I have settled on using pycharm, and I had to install the library packages first with pip (File → Settings → Project → Project Interpreter → pip).

import nltk.classify.util
from nltk.classify import NaiveBayesClassifier
from nltk.corpus import names

def word_feats(words):
    return dict([(word, True) for word in words])

positive_vocabulary = ['awesome', 'outstanding', 'fantastic', 'terrific', 'good', 'nice', 'great', ':)', 'love']
negative_vocabulary = ['bad', 'terrible', 'useless', 'hate', ':(', 'horrible']
neutral_vocabulary = ['movie', 'the', 'sound', 'was', 'is', 'actors', 'did', 'know', 'words', 'not']

positive_features = [(word_feats(pos), 'pos') for pos in positive_vocabulary]
negative_features = [(word_feats(neg), 'neg') for neg in negative_vocabulary]
neutral_features = [(word_feats(neu), 'neu') for neu in neutral_vocabulary]

training_set = negative_features + positive_features + neutral_features

classifier = NaiveBayesClassifier.train(training_set)

# Predict
neg = 0
pos = 0
sentence = "Great movie, I loved it"
sentence = sentence.lower()
words = sentence.split(' ')
for word in words:
    classResult = classifier.classify(word_feats(word))
    if classResult == 'neg':
        neg = neg + 1
    if classResult == 'pos':
        pos = pos + 1

print('Positive: ' + str(float(pos) / len(words)))
print('Negative: ' + str(float(neg) / len(words)))


Positive: 1.0
Negative: 0.0

Process finished with exit code 0

People don't usually use these fixed dictionaries of positive/negative/neutral words except for programming exercises. In real life, using naive bayes, each word is given a score. Negative scores are negative sentiment words and positive scores are positive sentiment words. The words with scores near zero could be thought of as neutral words. But it suffices to “grok” the basics: In its most simple form, classification is done using several steps: training and prediction. The training phase needs to have training data. The classifier will use the training data to make predictions.

  • Define three classes: positive, negative and neutral where each of the classes is defined by a vocabulary.
  • Convert every word into a feature using a simplified bag of words model.
  • Sum the three into the training_set = negative_features + positive_features + neutral_features
  • Train the classifier: classifier = NaiveBayesClassifier.train(training_set)
from textblob import TextBlob
simple_text = TextBlob("And as it turns out, the Cambridge Analytica case was just the tip of an iceberg. Cambridge Analytica was part of a much bigger company, SCL, which had worked as a defence contractor for governments and militaries around the world, then branched into elections in developing countries, and, only in its final iteration, entered western politics. More than 100 election campaigns in over 30 countries spanning five continents have been influenced by SCL. Quite the track record.")

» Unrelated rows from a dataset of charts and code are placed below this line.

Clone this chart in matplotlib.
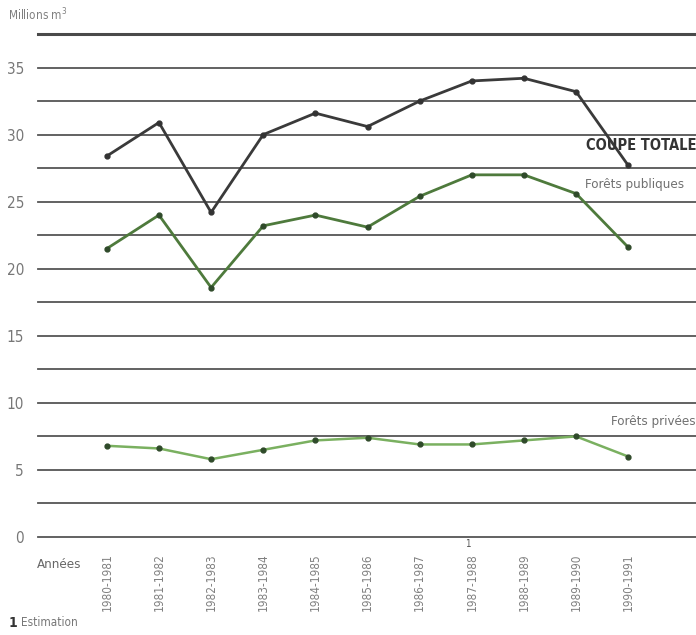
import numpy as np
import matplotlib.pyplot as plt

# Données (millions de m3)
annees = ['1980-1981', '1981-1982', '1982-1983', '1983-1984', '1984-1985',
          '1985-1986', '1986-1987', '1987-1988', '1988-1989', '1989-1990',
          '1990-1991']
coupe_totale = [28.4, 30.9, 24.2, 30.0, 31.6, 30.6, 32.5, 34.0, 34.2, 33.2, 27.7]
forets_publiques = [21.5, 24.0, 18.6, 23.2, 24.0, 23.1, 25.4, 27.0, 27.0, 25.6, 21.6]
forets_privees = [6.8, 6.6, 5.8, 6.5, 7.2, 7.4, 6.9, 6.9, 7.2, 7.5, 6.0]
yticks = [0, 5, 10, 15, 20, 25, 30, 35]

plt.rcParams['font.family'] = ['DejaVu Sans']
plt.rcParams['font.stretch'] = 'condensed'

W, H = 696, 635
fig = plt.figure(figsize=(W / 100, H / 100), dpi=100)
# axe: gauche x=38, droite x=696, haut y=34 (37.5), bas y=537 (0)
ax = fig.add_axes([38 / W, 1 - 537 / H, (696 - 38) / W, (537 - 34) / H])
ax.set_ylim(0, 37.5)
x = np.arange(len(annees))
ax.set_xlim(-1.32, 11.3)

gris = '#555555'
for v in np.arange(0, 37.6, 2.5):
    lw = 2.2 if v == 37.5 else 1.3
    ax.axhline(v, color='#4a4a4a' if v == 37.5 else gris, lw=lw, zorder=1, clip_on=False)

ax.plot(x, coupe_totale, color='#3a3a3a', lw=2.0, marker='o', ms=3.5,
        mfc='#333333', mec='#333333', zorder=3)
ax.plot(x, forets_publiques, color='#4e7a3c', lw=2.0, marker='o', ms=3.5,
        mfc='#2f4a2a', mec='#2f4a2a', zorder=3)
ax.plot(x, forets_privees, color='#7ab060', lw=1.8, marker='o', ms=3.5,
        mfc='#2f4a2a', mec='#2f4a2a', zorder=3)

for s in ax.spines.values():
    s.set_visible(False)
ax.set_yticks(yticks)
ax.set_yticklabels([str(v) for v in yticks], fontsize=11, color='#777777')
ax.tick_params(axis='y', length=0, pad=10)
ax.set_xticks([])

for i, lab in enumerate(annees):
    ax.text(i, -1.2, lab, rotation=90, ha='center', va='top', fontsize=8.5,
            color='#808080', clip_on=False)
ax.text(6.92, -0.9, '1', fontsize=7, color='#555555', ha='center', va='bottom',
        clip_on=False)
fig.text(37 / W, 1 - 565 / H, 'Années', fontsize=9.5, color='#666666', va='center')
fig.text(9 / W, 1 - 623 / H, '1', fontsize=10, fontweight='bold', color='#333333',
         va='center')
fig.text(21 / W, 1 - 623 / H, 'Estimation', fontsize=8.5, color='#777777', va='center')
fig.text(8 / W, 1 - 15 / H, 'Millions m$^3$', fontsize=8.5, color='#808080', va='center')

ax.text(11.3, 29.2, 'COUPE TOTALE', fontsize=10.5, fontweight='bold', color='#333333',
        ha='right', va='center')
ax.text(11.07, 26.3, 'Forêts publiques', fontsize=9.5, color='#707070',
        ha='right', va='center')
ax.text(11.3, 8.6, 'Forêts privées', fontsize=9.5, color='#707070',
        ha='right', va='center')

fig.savefig('out.png', dpi=100)
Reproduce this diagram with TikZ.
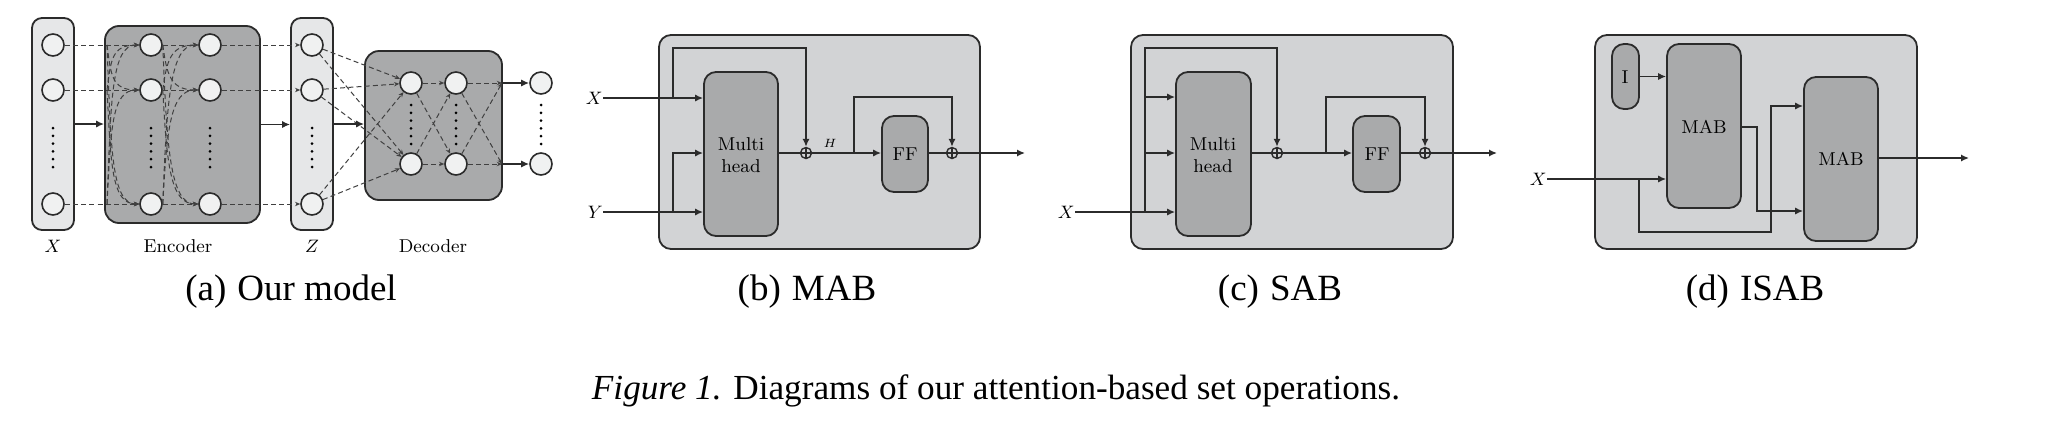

Sentiment(polarity=0.1, subjectivity=0.6)

Process finished with exit code 0

Polarity refers to how negative or positive the tone of the input text rates from -1 to +1, with -1 being the most negative and +1 being the most positive. Subjectivity refers to how subjective the statement rates from 0 to 1 with 1 being highly subjective.

The scores may be off. For example, sarcasm is not only hard to detect, but may throw off the results enormously:

from textblob import TextBlob
simple_text = TextBlob("If you find me offensive, I suggest you quit finding me.")

Results in:

Sentiment(polarity=0.0, subjectivity=0.0)

Process finished with exit code 0